Minister Korthals: Mevrouw De Wolff heeft gevraagd of de wilsverklaring aan kracht verliest, naarmate zij ouder is dan wel minder uitvoerig. Wij hebben ervan afgezien de geldigheid van de schriftelijke wilsverklaring aan een bepaalde termijn te binden of aan andere formele eisen. Het is in de eerste plaats van belang dat uit de wilsverklaring helder blijkt wat de patiënt verlangt in welke situatie. Een recent opgestelde verklaring kan bijdragen aan deze helderheid, maar dat hoeft niet. Bovendien zal elke gestelde geldigheidsduur discussie oproepen bij gevallen waarin de wilsverklaring net buiten de termijn valt. Ook de uitvoerigheid van de verklaring is niet zonder meer bepalend voor de helderheid of bruikbaarheid van de verklaring. Het is de arts die, evenals bij een mondeling verzoek tot levensbeëindiging, moet nagaan of aan alle vereisten is voldaan. (Handelingen EK 2000-2001, 10 april 2001, EK 27-1262)

Geen reden om de Euthanasiewet te wijzigen

Ik vind het geen goed idee om de Euthanasiewet te wijzigen en daarin een bepaling op te nemen waardoor de geldigheid van de verklaring aan een termijn wordt gebonden. De wetgever heeft daarvan destijds bewust afgezien en eenieder die in de rechtspraktijk met fatale termijnen te maken heeft gehad begrijpt waarom.

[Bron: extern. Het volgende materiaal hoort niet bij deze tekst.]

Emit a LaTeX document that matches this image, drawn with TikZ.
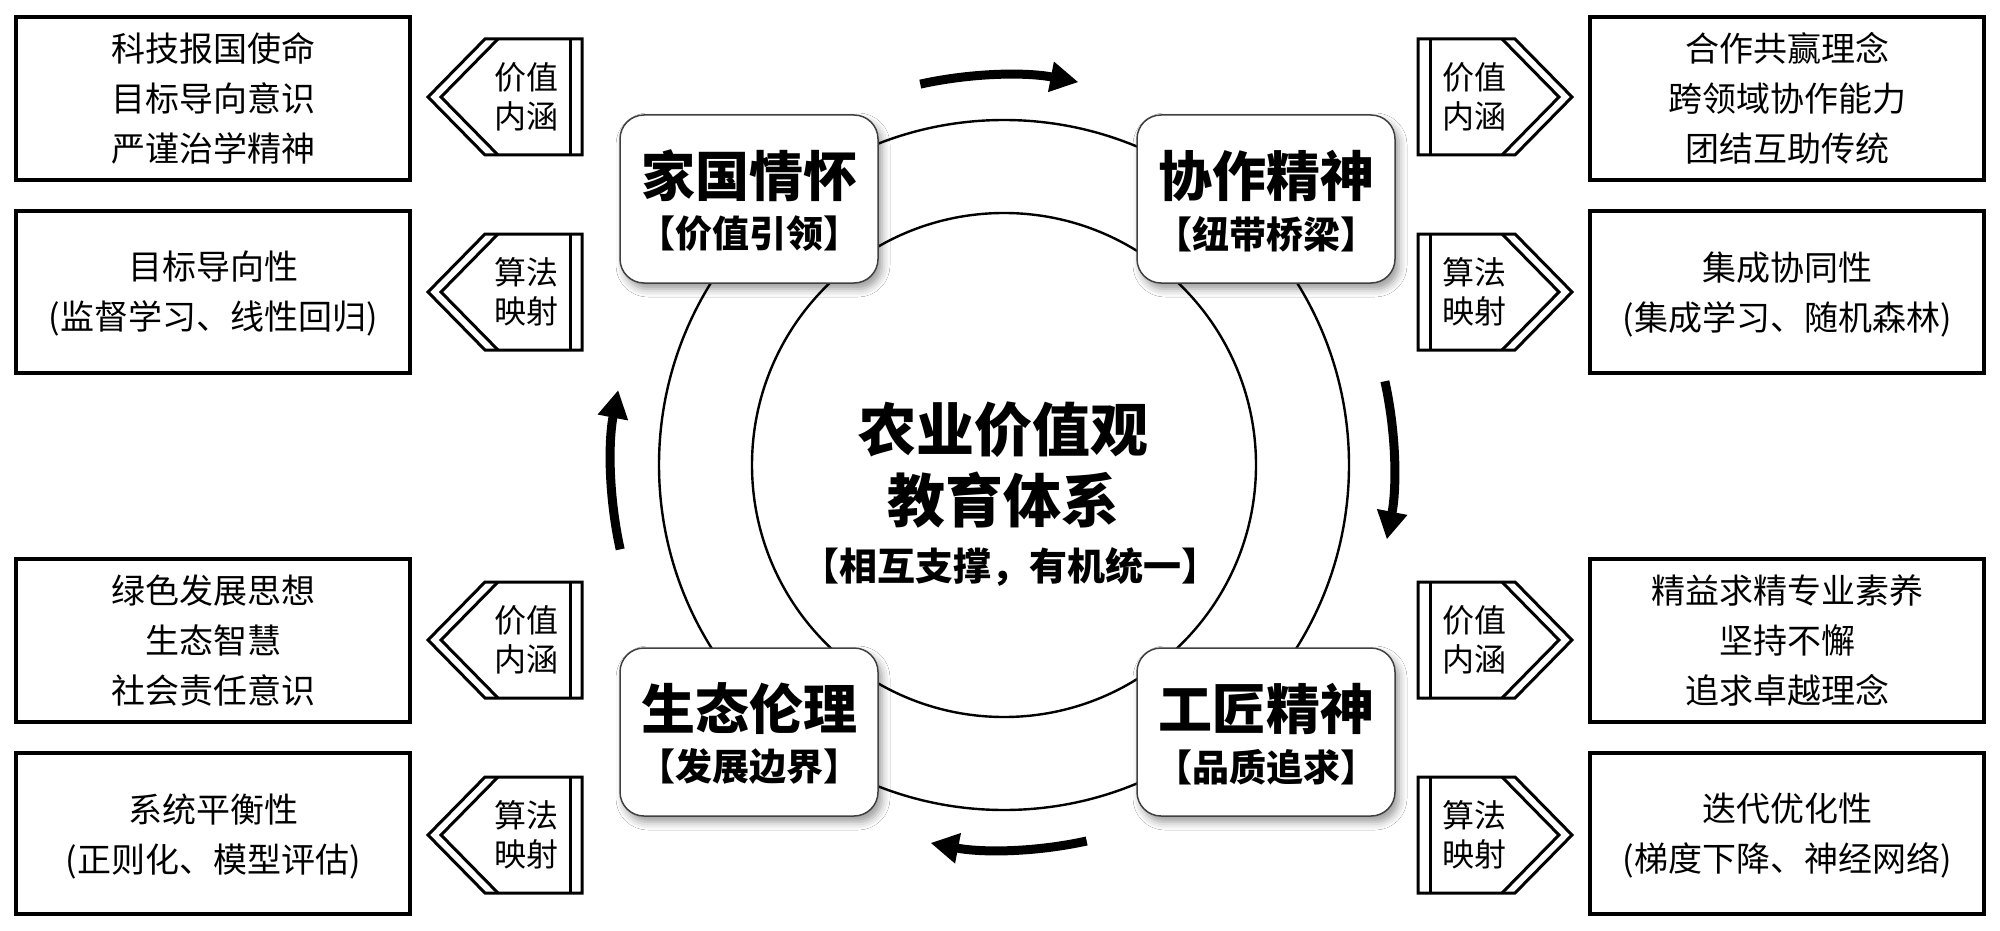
\documentclass[tikz,border=0pt]{standalone}
\usepackage{fontspec}
\setmainfont{Noto Sans CJK SC}
\usetikzlibrary{arrows.meta,calc,shadows.blur}
\tikzset{
  infobox/.style={draw=black,line width=3.5pt,fill=white},
  infotext/.style={align=center,font=\fontsize{34}{50}\selectfont},
  tagline/.style={draw=black,line width=3pt,line join=miter},
  tagtext/.style={align=center,font=\fontsize{32}{39}\selectfont},
  corebox/.style={draw=black!75,line width=1.5pt,fill=white,rounded corners=24pt,
    minimum width=258pt,minimum height=168pt,
    blur shadow={shadow xshift=4pt,shadow yshift=-6pt,shadow blur radius=8pt,shadow opacity=40}},
  coretitle/.style={font=\bfseries\fontsize{54}{54}\selectfont},
  coresub/.style={font=\bfseries\fontsize{37}{37}\selectfont},
  ring/.style={draw=black,line width=2.4pt},
  flowarrow/.style={line width=9pt,-{Triangle[length=28pt,width=29pt]}}
}
\newcommand\Ltag[3]{%
  \pgfmathsetmacro\ya{#2}\pgfmathsetmacro\ym{#2+58}\pgfmathsetmacro\yb{#2+116}%
  \draw[tagline] (582,\ya) -- (485,\ya) -- (428,\ym) -- (485,\yb) -- (582,\yb) -- cycle;
  \draw[tagline] (498,\ya) -- (441,\ym) -- (498,\yb);
  \draw[tagline] (570,\ya) -- (570,\yb);
  \node[tagtext] (#1) at (526,\ym) {#3};}
\newcommand\Rtag[3]{%
  \pgfmathsetmacro\ya{#2}\pgfmathsetmacro\ym{#2+58}\pgfmathsetmacro\yb{#2+116}%
  \draw[tagline] (1418,\ya) -- (1515,\ya) -- (1572,\ym) -- (1515,\yb) -- (1418,\yb) -- cycle;
  \draw[tagline] (1502,\ya) -- (1559,\ym) -- (1502,\yb);
  \draw[tagline] (1430,\ya) -- (1430,\yb);
  \node[tagtext] (#1) at (1474,\ym) {#3};}
\begin{document}
\begin{tikzpicture}[x=1pt,y=-1pt]
\useasboundingbox (0,0) rectangle (2000,931);
\fill[white] (0,0) rectangle (2000,931);
% rings
\coordinate (C) at (1004,465);
\draw[ring] (C) circle[radius=345];
\draw[ring] (C) circle[radius=252];
% core boxes
\node[corebox] (jg) at (749,199) {};
\node[corebox] (xz) at (1266,199) {};
\node[corebox] (st) at (749,732) {};
\node[corebox] (gj) at (1266,732) {};
\node[coretitle] (jgt) at (749,176) {家国情怀};
\node[coresub]   (jgs) at (749,234) {【价值引领】};
\node[coretitle] (xzt) at (1266,176) {协作精神};
\node[coresub]   (xzs) at (1266,234) {【纽带桥梁】};
\node[coretitle] (stt) at (749,709) {生态伦理};
\node[coresub]   (sts) at (749,767) {【发展边界】};
\node[coretitle] (gjt) at (1266,709) {工匠精神};
\node[coresub]   (gjs) at (1266,767) {【品质追求】};
% center
\node[font=\bfseries\fontsize{58}{71}\selectfont,align=center] (ctitle) at (1003,465) {农业价值观\\教育体系};
\node[font=\bfseries\fontsize{38}{38}\selectfont] (csub) at (1010,567) {【相互支撑，有机统一】};
% flow arrows
\coordinate (a1s) at ($(C)+(-102.4:390)$);
\coordinate (a2s) at ($(C)+(-12.4:390)$);
\coordinate (a3s) at ($(C)+(77.6:385)$);
\coordinate (a4s) at ($(C)+(167.6:393)$);
\draw[flowarrow] (a1s) arc[start angle=-102.4,end angle=-79,radius=390];
\draw[flowarrow] (a2s) arc[start angle=-12.4,end angle=11,radius=390];
\draw[flowarrow] (a3s) arc[start angle=77.6,end angle=101,radius=385];
\draw[flowarrow] (a4s) arc[start angle=167.6,end angle=191,radius=393];
% left side boxes
\draw[infobox] (16,17) rectangle (410,180);
\node[infotext] (l1) at (213,98.5) {科技报国使命\\目标导向意识\\严谨治学精神};
\draw[infobox] (16,211) rectangle (410,373);
\node[infotext] (l2) at (213,294) {目标导向性\\(监督学习、线性回归)};
\draw[infobox] (16,559) rectangle (410,722);
\node[infotext] (l3) at (213,640.5) {绿色发展思想\\生态智慧\\社会责任意识};
\draw[infobox] (16,753) rectangle (410,914);
\node[infotext] (l4) at (213,836) {系统平衡性\\(正则化、模型评估)};
% right side boxes
\draw[infobox] (1590,17) rectangle (1984,180);
\node[infotext] (r1) at (1787,98.5) {合作共赢理念\\跨领域协作能力\\团结互助传统};
\draw[infobox] (1590,211) rectangle (1984,373);
\node[infotext] (r2) at (1787,294) {集成协同性\\(集成学习、随机森林)};
\draw[infobox] (1590,559) rectangle (1984,722);
\node[infotext] (r3) at (1787,640.5) {精益求精专业素养\\坚持不懈\\追求卓越理念};
\draw[infobox] (1590,753) rectangle (1984,914);
\node[infotext] (r4) at (1787,836) {迭代优化性\\(梯度下降、神经网络)};
% tags
\Ltag{lt1}{39}{价值\\内涵}
\Ltag{lt2}{234}{算法\\映射}
\Ltag{lt3}{582}{价值\\内涵}
\Ltag{lt4}{777}{算法\\映射}
\Rtag{rt1}{39}{价值\\内涵}
\Rtag{rt2}{234}{算法\\映射}
\Rtag{rt3}{582}{价值\\内涵}
\Rtag{rt4}{777}{算法\\映射}
\end{tikzpicture}
\end{document}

Dat veel artsen terughoudend zijn om een oude euthanasieverklaring uit te voeren, zoals Van Wijmen in zijn promotieonderzoek heeft vastgesteld, heeft te maken met een begrijpelijke wens om te beschikken over een zo actueel mogelijk euthanasieverzoek, maar ik ben bang dat ook de onjuiste rechtsopvatting van sommige RTE’s hierbij een rol heeft gespeeld.